- **EXERCISE DIRECTIONS**: Return exactly and only these lines: the first of the listing through the one containing "from bokeh.models import".
##### COLLECTED DATA
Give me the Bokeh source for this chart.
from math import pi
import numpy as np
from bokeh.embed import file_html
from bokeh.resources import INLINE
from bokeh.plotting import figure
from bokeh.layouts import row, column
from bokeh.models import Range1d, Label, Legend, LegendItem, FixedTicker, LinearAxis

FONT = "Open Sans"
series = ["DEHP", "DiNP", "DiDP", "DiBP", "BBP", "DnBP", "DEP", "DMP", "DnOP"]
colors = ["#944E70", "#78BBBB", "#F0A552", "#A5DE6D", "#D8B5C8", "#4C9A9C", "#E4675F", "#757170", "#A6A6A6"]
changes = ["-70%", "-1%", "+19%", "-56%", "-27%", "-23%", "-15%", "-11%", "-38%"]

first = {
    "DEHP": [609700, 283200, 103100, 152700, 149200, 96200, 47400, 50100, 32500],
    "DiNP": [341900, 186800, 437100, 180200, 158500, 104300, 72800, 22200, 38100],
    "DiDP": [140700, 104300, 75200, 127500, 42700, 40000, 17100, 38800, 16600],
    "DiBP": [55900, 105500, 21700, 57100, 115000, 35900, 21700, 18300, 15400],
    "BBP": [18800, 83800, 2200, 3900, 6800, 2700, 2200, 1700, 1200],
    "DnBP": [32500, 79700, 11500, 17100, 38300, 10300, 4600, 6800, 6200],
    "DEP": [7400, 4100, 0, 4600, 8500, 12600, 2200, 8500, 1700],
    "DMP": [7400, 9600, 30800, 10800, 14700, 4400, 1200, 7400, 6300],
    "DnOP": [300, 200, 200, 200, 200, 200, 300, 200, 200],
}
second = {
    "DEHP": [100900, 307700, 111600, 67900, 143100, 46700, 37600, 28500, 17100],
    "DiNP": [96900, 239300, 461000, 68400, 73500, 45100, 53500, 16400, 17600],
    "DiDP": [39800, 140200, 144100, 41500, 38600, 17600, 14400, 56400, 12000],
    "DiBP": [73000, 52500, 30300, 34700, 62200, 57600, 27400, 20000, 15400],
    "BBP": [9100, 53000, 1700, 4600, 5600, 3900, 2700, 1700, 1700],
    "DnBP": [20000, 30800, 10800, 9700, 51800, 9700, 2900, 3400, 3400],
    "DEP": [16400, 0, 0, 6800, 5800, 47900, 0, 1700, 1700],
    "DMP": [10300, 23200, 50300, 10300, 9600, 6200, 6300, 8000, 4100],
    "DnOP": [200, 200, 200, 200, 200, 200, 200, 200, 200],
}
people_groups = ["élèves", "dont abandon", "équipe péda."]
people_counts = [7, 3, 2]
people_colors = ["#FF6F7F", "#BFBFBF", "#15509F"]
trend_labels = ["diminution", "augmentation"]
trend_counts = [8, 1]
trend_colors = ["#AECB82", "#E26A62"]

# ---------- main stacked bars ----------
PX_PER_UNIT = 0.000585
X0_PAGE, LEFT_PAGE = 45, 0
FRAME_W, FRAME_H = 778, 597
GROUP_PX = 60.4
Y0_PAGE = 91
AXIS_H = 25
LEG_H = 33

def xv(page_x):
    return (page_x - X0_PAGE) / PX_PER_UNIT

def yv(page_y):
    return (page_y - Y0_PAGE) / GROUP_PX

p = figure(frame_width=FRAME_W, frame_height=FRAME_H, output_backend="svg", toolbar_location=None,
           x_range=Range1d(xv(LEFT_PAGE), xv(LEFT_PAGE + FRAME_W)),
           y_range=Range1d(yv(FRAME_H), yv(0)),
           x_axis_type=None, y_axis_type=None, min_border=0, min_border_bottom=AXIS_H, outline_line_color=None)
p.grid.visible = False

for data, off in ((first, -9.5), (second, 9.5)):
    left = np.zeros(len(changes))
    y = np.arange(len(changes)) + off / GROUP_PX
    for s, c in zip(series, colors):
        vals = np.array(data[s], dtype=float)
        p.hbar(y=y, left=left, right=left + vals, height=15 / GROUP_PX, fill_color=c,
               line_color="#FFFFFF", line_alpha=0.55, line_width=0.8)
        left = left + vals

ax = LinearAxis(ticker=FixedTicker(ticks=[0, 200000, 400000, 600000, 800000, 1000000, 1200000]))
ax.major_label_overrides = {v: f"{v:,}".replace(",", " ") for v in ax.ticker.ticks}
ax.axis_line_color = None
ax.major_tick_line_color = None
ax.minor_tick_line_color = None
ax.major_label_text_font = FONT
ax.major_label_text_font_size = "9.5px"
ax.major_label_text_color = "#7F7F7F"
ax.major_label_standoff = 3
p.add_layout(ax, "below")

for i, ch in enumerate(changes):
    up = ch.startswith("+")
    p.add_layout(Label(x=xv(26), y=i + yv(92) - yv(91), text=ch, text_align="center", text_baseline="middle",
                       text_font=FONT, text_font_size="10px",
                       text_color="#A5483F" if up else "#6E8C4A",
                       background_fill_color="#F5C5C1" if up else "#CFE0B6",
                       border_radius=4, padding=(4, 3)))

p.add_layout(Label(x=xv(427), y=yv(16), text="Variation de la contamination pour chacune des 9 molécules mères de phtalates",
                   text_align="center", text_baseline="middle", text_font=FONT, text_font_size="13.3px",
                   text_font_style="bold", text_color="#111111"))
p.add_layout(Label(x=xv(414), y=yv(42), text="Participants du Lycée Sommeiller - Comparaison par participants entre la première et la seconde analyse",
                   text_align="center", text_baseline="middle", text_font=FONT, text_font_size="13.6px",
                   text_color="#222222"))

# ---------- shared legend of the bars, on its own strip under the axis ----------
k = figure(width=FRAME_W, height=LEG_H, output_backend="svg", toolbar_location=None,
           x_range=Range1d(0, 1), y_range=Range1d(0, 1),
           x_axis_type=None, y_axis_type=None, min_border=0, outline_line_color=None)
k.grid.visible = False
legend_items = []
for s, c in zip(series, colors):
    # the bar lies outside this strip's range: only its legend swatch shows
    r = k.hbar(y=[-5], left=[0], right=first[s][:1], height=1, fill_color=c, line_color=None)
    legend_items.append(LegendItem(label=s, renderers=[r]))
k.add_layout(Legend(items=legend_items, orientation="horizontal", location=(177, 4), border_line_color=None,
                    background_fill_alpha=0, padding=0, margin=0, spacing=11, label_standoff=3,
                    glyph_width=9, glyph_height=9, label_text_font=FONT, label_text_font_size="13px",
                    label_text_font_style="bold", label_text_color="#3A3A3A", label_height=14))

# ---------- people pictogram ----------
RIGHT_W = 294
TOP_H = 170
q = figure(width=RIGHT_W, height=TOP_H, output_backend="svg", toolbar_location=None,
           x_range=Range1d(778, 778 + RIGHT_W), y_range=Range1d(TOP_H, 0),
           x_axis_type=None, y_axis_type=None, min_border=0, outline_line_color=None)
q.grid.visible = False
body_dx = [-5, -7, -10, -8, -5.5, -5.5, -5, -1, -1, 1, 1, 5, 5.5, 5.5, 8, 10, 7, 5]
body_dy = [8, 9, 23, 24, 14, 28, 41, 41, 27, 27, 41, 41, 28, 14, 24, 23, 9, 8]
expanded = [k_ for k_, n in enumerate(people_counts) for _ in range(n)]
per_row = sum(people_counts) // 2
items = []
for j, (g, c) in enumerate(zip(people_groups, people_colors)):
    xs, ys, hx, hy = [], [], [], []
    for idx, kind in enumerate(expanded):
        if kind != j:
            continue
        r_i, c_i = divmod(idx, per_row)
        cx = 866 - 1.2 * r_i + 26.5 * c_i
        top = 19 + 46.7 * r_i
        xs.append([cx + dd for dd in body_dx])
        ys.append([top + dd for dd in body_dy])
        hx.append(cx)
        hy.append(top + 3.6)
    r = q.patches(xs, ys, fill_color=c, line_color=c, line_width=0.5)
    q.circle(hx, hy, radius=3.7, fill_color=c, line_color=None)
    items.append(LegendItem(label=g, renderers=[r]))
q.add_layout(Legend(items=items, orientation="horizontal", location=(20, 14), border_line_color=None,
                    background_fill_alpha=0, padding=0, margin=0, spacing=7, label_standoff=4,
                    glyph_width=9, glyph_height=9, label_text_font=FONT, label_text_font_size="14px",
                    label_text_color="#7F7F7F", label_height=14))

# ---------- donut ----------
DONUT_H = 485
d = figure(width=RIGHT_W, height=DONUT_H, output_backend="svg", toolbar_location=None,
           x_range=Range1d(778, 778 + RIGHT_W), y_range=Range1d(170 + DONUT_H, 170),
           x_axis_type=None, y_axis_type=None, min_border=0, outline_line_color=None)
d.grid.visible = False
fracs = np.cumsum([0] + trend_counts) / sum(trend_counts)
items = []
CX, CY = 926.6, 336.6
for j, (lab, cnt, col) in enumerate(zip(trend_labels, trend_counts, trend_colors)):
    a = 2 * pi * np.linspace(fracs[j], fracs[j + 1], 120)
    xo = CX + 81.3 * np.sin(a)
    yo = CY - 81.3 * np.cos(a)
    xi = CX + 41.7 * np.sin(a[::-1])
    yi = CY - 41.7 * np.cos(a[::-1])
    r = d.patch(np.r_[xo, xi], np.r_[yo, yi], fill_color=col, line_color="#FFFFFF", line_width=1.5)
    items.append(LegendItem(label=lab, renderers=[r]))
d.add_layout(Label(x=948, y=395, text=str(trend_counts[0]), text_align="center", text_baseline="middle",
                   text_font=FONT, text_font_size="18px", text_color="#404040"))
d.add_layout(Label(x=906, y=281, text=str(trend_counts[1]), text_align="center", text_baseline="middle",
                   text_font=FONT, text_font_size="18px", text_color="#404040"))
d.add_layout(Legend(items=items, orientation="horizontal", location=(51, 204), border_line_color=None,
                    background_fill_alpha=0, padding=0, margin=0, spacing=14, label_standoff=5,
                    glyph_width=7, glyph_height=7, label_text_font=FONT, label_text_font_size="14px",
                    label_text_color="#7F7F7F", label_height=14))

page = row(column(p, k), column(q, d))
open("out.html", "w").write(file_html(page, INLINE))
##########
- **FINISHED TASK**:
Give me the Bokeh source for this chart.
from math import pi
import numpy as np
from bokeh.embed import file_html
from bokeh.resources import INLINE
from bokeh.plotting import figure
from bokeh.layouts import row, column
from bokeh.models import Range1d, Label, Legend, LegendItem, FixedTicker, LinearAxis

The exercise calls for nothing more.